Simplified Math Behind Linear Regression: Unlocking Predictive Insights

Introduction:

Linear regression is a fundamental concept in machine learning that allows us to use a straight line to model and solve predictive problems. At its core, linear regression aims to find the best-fit line that represents the relationship between independent and dependent variables in a dataset. In this blog post, we'll explore the intricacies of linear regression, from the basic equation to the mathematical foundations behind it.

Linear line equation:

To use linear regression means to use a straight line to solve a Machine learning problem. So it means we have to generalize the given data points using a straight line equation. The equation of a straight line is given by: \( y=mx+c\)

Here, "m" represents the slope of the line, indicating how much "y" changes when "x" is incremented by 1 unit, and "c" represents the y-intercept, indicating where the line intersects the y-axis.

Visualizing the Relationship:

When working with a 2-D dataset, we can easily visualize it in 2-D space. Linear regression is all about finding a linear relationship between data points. However, there can be multiple straight lines that fit the data. The key is to identify the best-fit line.

Finding the Best-Fit Line:

The best-fit line is the one that minimizes the distance between the line and all the data points. To discover this line, we begin with a random line equation and refine it iteratively until it best represents our data. It simply means that we will start with a line \(h(\theta) = \theta_1 x + \theta_0\) which is the same as \(y=mx+c\)

Tweaking the above random straight line means changing the parameters \(\theta_0 , \theta1 \) So to update these values we will be using the gradient descent algorithm to update these values
\(\theta_0 new= \theta_0 old - \alpha (\frac{{\partial}}{{\partial \theta_0}} cost function)\)

\(\theta_1 new= \theta_1 old - \alpha (\frac{{\partial}}{{\partial \theta_1}} cost function)\)
But what is this cost function term and \(\alpha\)

in this equation? The cost function can be simply understood as the distance between the data point and the point of our straight line. \(\alpha\) is the learning rate. Learning should not be too high or it won't converge to the least value and a low learning rate means it will take more time to converge to the least point.
So with this definition of cost function, we can simply find our cost function. Suppose \(y\) is a data point and \(h(\theta)\) is the point on our best-fit line, then the distance between them is \(h(\theta) - y\) But this distance can be negative so to avoid that we can square it \((h(\theta) - y)^2\)
But now we have to consider all the data points. so we can change our equation for i number of data points. \(\sum_{m=0}^{i} (h(\theta_m) - y_m)^2\)
To find the average distance we can divide the above equation and the updated equation for the average distance becomes \(\frac{1}{i} \sum_{m=0}^{i} (h(\theta_m) - y_m)^2\)
So we can find the cost function equation, but we need to find the derivate of this cost function and we can see that there is a square term present in the equation so if we divide the equation with 2 it will help us to find the derivate quickly.
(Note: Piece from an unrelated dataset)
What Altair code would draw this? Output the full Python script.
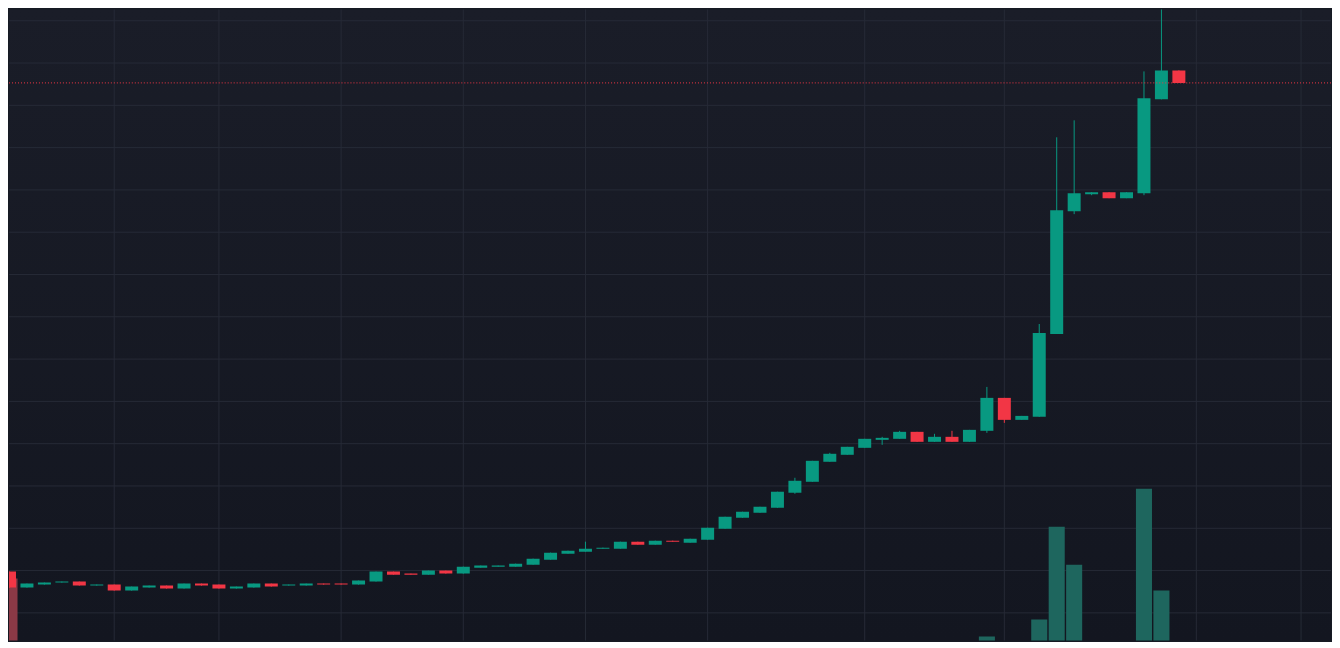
import altair as alt
import pandas as pd

# ---- data (68 daily candles) ----
opens = [1.975, 1.597, 1.668, 1.716, 1.739, 1.645, 1.668, 1.526, 1.597, 1.645,
         1.574, 1.692, 1.668, 1.574, 1.597, 1.692, 1.645, 1.645, 1.692, 1.692,
         1.668, 1.739, 1.975, 1.928, 1.904, 1.999, 1.928, 2.069, 2.093, 2.093,
         2.140, 2.258, 2.400, 2.447, 2.518, 2.518, 2.683, 2.612, 2.707, 2.660,
         2.730, 2.990, 3.249, 3.367, 3.485, 3.840, 4.099, 4.572, 4.737, 4.902,
         5.091, 5.115, 5.280, 5.044, 5.162, 5.044, 5.304, 6.083, 5.563, 5.634,
         7.594, 10.497, 10.898, 10.946, 10.804, 10.922, 13.141, 13.826]
closes = [1.597, 1.692, 1.716, 1.739, 1.645, 1.668, 1.526, 1.621, 1.645, 1.574,
          1.692, 1.645, 1.574, 1.621, 1.692, 1.621, 1.668, 1.692, 1.668, 1.668,
          1.763, 1.975, 1.904, 1.904, 1.999, 1.928, 2.093, 2.117, 2.117, 2.164,
          2.282, 2.424, 2.471, 2.518, 2.542, 2.683, 2.612, 2.707, 2.683, 2.754,
          3.014, 3.273, 3.391, 3.509, 3.864, 4.123, 4.595, 4.761, 4.926, 5.115,
          5.138, 5.280, 5.044, 5.162, 5.044, 5.327, 6.083, 5.563, 5.657, 7.617,
          10.521, 10.922, 10.946, 10.804, 10.946, 13.165, 13.826, 13.53]
highs = [1.975, 1.692, 1.716, 1.739, 1.739, 1.668, 1.668, 1.621, 1.645, 1.645,
         1.692, 1.692, 1.668, 1.621, 1.692, 1.692, 1.668, 1.692, 1.692, 1.692,
         1.763, 1.975, 1.975, 1.928, 1.999, 1.999, 2.093, 2.117, 2.117, 2.164,
         2.282, 2.424, 2.471, 2.683, 2.542, 2.683, 2.683, 2.707, 2.707, 2.754,
         3.014, 3.273, 3.391, 3.509, 3.864, 4.194, 4.595, 4.784, 4.926, 5.115,
         5.162, 5.304, 5.280, 5.233, 5.304, 5.327, 6.342, 6.083, 5.657, 7.830,
         12.244, 12.645, 10.946, 10.946, 10.946, 13.802, 15.9, 13.826]
lows = [1.597, 1.597, 1.668, 1.716, 1.645, 1.645, 1.526, 1.526, 1.597, 1.574,
        1.574, 1.645, 1.574, 1.574, 1.597, 1.621, 1.645, 1.645, 1.668, 1.668,
        1.668, 1.739, 1.904, 1.904, 1.904, 1.928, 1.928, 2.069, 2.093, 2.093,
        2.140, 2.258, 2.400, 2.447, 2.518, 2.518, 2.612, 2.612, 2.683, 2.660,
        2.730, 2.990, 3.249, 3.367, 3.485, 3.816, 4.099, 4.572, 4.737, 4.902,
        4.973, 5.115, 5.044, 5.044, 5.044, 5.044, 5.256, 5.492, 5.563, 5.634,
        7.594, 10.427, 10.875, 10.804, 10.804, 10.875, 13.141, 13.53]
volumes = [55, 8, 6, 5, 7, 4, 9, 7, 5, 6,
           7, 5, 6, 4, 6, 5, 4, 5, 4, 4,
           6, 12, 7, 5, 8, 6, 10, 6, 5, 7,
           10, 12, 8, 9, 6, 11, 8, 9, 6, 8,
           14, 15, 11, 10, 16, 17, 18, 12, 11, 13,
           9, 11, 14, 9, 12, 15, 26, 18, 10, 34.5,
           81, 62, 12, 14, 13, 100, 49, 16]
xgrid = [6, 12, 19, 26, 33, 40, 49, 57, 68, 74]      # time grid (bar index)
ygrid = list(range(1, 16))                            # price grid

# ---- styling ----
W, H = 1324, 632
UP, DOWN = "#089981", "#f23645"
VUP, VDOWN = "#1e665e", "#8b3946"
GRID = "#262a36"

df = pd.DataFrame({"i": list(range(len(opens))), "open": opens, "close": closes,
                   "high": highs, "low": lows, "volume": volumes})
df["dir"] = ["up" if c >= o else "down" for o, c in zip(opens, closes)]

xs = alt.Scale(domain=[-0.0286, 75.716], nice=False, zero=False)
ps = alt.Scale(domain=[0.346, 15.266], nice=False, zero=False)
vs = alt.Scale(domain=[24, 340], nice=False, zero=False)
candle_color = alt.Color("dir:N", scale=alt.Scale(domain=["up", "down"], range=[UP, DOWN]), legend=None)
vol_color = alt.Color("dir:N", scale=alt.Scale(domain=["up", "down"], range=[VUP, VDOWN]), legend=None)

bg = alt.Chart(alt.Data(values=[{"a": 1}])).mark_rect(
    color=alt.Gradient(gradient="linear",
                       stops=[alt.GradientStop(color="#1a1d28", offset=0),
                              alt.GradientStop(color="#131620", offset=1)],
                       x1=0, x2=0, y1=0, y2=1)
).encode(x=alt.value(0), x2=alt.value(W), y=alt.value(0), y2=alt.value(H))

vgrid = alt.Chart(pd.DataFrame({"x": xgrid})).mark_rule(color=GRID, strokeWidth=1).encode(
    x=alt.X("x:Q", scale=xs, axis=None))
hgrid = alt.Chart(pd.DataFrame({"y": ygrid})).mark_rule(color=GRID, strokeWidth=1).encode(
    y=alt.Y("y:Q", scale=ps, axis=None))

vol = alt.Chart(df).transform_calculate(
    xa="datum.i - 0.46", xb="datum.i + 0.46", base="0"
).mark_rect(clip=True).encode(
    x=alt.X("xa:Q", scale=xs, axis=None), x2="xb:Q",
    y=alt.Y("volume:Q", scale=vs, axis=None), y2="base:Q",
    color=vol_color)

wick = alt.Chart(df).mark_rule(clip=True, strokeWidth=1).encode(
    x=alt.X("i:Q", scale=xs, axis=None),
    y=alt.Y("low:Q", scale=ps, axis=None), y2="high:Q",
    color=candle_color)

body = alt.Chart(df).transform_calculate(
    xa="datum.i - 0.372", xb="datum.i + 0.372"
).mark_rect(clip=True).encode(
    x=alt.X("xa:Q", scale=xs, axis=None), x2="xb:Q",
    y=alt.Y("open:Q", scale=ps, axis=None), y2="close:Q",
    color=candle_color)

last = alt.Chart(pd.DataFrame({"p": [closes[-1]]})).mark_rule(
    color=DOWN, strokeDash=[1, 2], strokeWidth=1).encode(
    y=alt.Y("p:Q", scale=ps, axis=None))

chart = alt.layer(bg, vgrid, hgrid, vol, wick, body, last).resolve_scale(
    y="independent", color="independent"
).properties(width=W, height=H, padding=0, background="#161a23").configure_view(stroke=None)

chart.save("out.html", embed_options={"renderer": "svg", "actions": False})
General derivate formula \((\frac{d}{dx}(x^2) = 2x)\) and now the updated formula for cost function becomes \(\frac{1}{2i} \sum_{m=0}^{i} (h(\theta_m) - y_m)^2\)
Now that we know the values of the differentiable of cost function we can modify our original equation. \(\theta_0 new= \theta_0 old - \alpha (\frac{{\partial}}{{\partial \theta_0}} \frac{1}{2i} \sum_{m=0}^{i} (h(\theta_m) - y_m)^2)\)

\(\theta_1 new= \theta_1 old - \alpha (\frac{{\partial}}{{\partial \theta_1}} \frac{1}{2i} \sum_{m=0}^{i} (h(\theta_m) - y_m)^2)\)
Once we can find the best values we can draw our best-fit line \(h(\theta) = \theta_1 new*x + \theta_0 new\)
So once the best-fit line is formed we use the linear regression to solve our Machine learning regression problem

Conclusion:

Linear regression is a powerful tool in machine learning, allowing us to model relationships between variables using a simple straight line. By understanding the fundamental concepts and the optimization process involved, you can leverage linear regression to solve a wide range of regression problems in the field of data science and machine learning.